The 2018 festival was held between Friday 24th and Monday 27 August.

==2019 festival==

The 2019 festival was held between Friday 23rd and Monday 26 August.

==2022 festival==

The 2022 festival was held between the evening of Thursday 25th and Monday 29 August.

==2023 festival==

The 2023 festival was held between the evening of Thursday 24th and the evening of Monday 28 August.

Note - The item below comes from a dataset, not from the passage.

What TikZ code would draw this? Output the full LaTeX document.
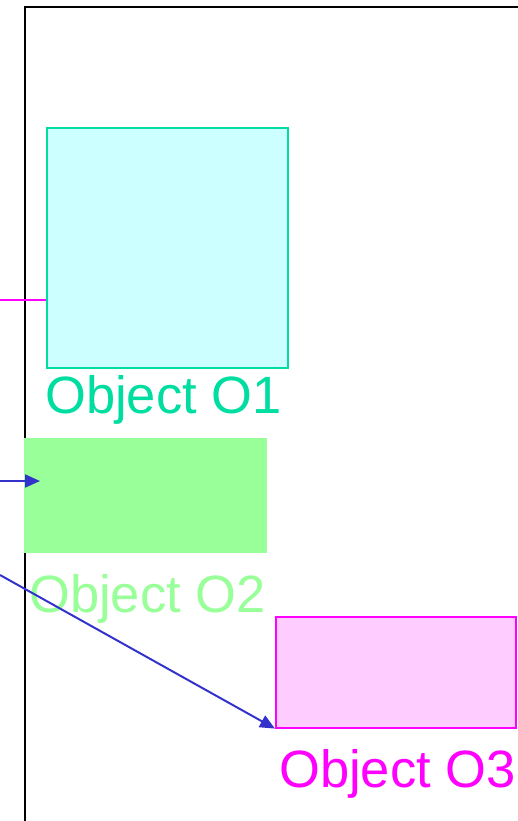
\documentclass[tikz,border=0pt]{standalone}
\usepackage{fontspec}
\setmainfont{Liberation Sans}
\usetikzlibrary{arrows.meta}
\definecolor{turq}{HTML}{00DDA0}
\definecolor{cyanfill}{HTML}{CCFFFF}
\definecolor{greenfill}{HTML}{99FF99}
\definecolor{pinkfill}{HTML}{FFCCFF}
\definecolor{magentaline}{HTML}{FF00FF}
\definecolor{bluearrow}{HTML}{3333CC}
\tikzset{
  objbox/.style={draw, line width=1.6pt, inner sep=0pt, anchor=north west},
  objlabel/.style={anchor=base west, inner sep=0pt, font=\fontsize{52.5}{62}\selectfont},
  flow/.style={draw=bluearrow, line width=2pt, -{Triangle[length=15pt,width=13pt]}},
}
\begin{document}
\begin{tikzpicture}[x=1pt,y=-1pt]
\useasboundingbox (0,0) rectangle (518,821);
% incoming links from the left
\coordinate (inA) at (0,300);
\coordinate (inB) at (0,481);
\coordinate (inC) at (0,575);
% enclosing frame
\draw[line width=1.8pt] (25,821) -- (25,7) -- (520,7);
% objects
\node[objbox, draw=turq, fill=cyanfill, minimum width=241pt, minimum height=240pt] (o1) at (46,127) {};
\node[objlabel, text=turq] (l1) at (45,413) {Object O1};
\node[objbox, draw=greenfill, fill=greenfill, minimum width=241pt, minimum height=113pt] (o2) at (24,438) {};
\node[objlabel, text=greenfill] (l2) at (29,612) {Object O2};
\node[objbox, draw=magentaline, fill=pinkfill, minimum width=240pt, minimum height=111pt] (o3) at (275,616) {};
\node[objlabel, text=magentaline] (l3) at (279,787) {Object O3};
% connectors
\draw[magentaline, line width=2pt] (inA) -- (o1.west |- inA);
\draw[flow] (inB) -- ([xshift=16pt]o2.west |- inB);
\draw[flow] (inC) -- (o3.south west);
\end{tikzpicture}
\end{document}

===Selected artists and entertainment===
Source:

- Friday evening, the Decodance featuring The Retrobates
- Saturday evening, the Grand Asylum Ball featuring Wight Hot Pipes
- Saturday evening, Asylum Introducing featuring The Hagley Woof Vampires, The Antipoet, Nonah, Ullalele, Missy K, Rock Paper Science
- Sunday evening, The Major's Soiree featuring Madam Misfit, and The Brass Brothers
- Sunday evening, Time Travellers featuring Thomas Benjamin Wild Esq., Frenchy & The Punk, Victor and the Bully
- Monday evening, The Dog Dead Party with Captain's Beard

==2024 festival==

The 2024 festival was held between Thursday 22 and Monday 26 August and included venues across the cathedral quarter, castle, Bailgate area, Bishop Grosseteste University and the University of Lincoln, with evening entertainment at venues such as The Engine Shed and Lincoln Drill Hall.

===Notable guests===
Source:
====Musicians and bands====

- Thomas Benjamin Wild Esq
- Alice Strange
- Mr B The Gentleman Rhymer
- Lady Violet Hugh
- The Retrobates
- The Captain's Beard
- Odelia Opium
- Madame Misfit
- Victor and the Bully
- Wight Hot Pipes
- Dead Dog Party

====Magicians====

- Dr Corvus Marconi
- The Magic Ball Man
- Kiki Lovechild

====Dancers and dancing groups====

- Belly Fusion Dance Collective
- Scarlett Butterfly

====Authors, artists and others====

- Lady Elsie & the Steamstress Squadron
- The Antipoet
- The Brass Brothers
- Bambi Bang Bang

====Comedians====
- Seedy Frills
- Miss Strawberry Moon

== 2025 Festival ==
The 2025 Festival was held between Friday the 22nd and Monday the 25th August

== 2026 Festival ==
The 2026 Festival was held between Friday 28th and Monday 31st of August.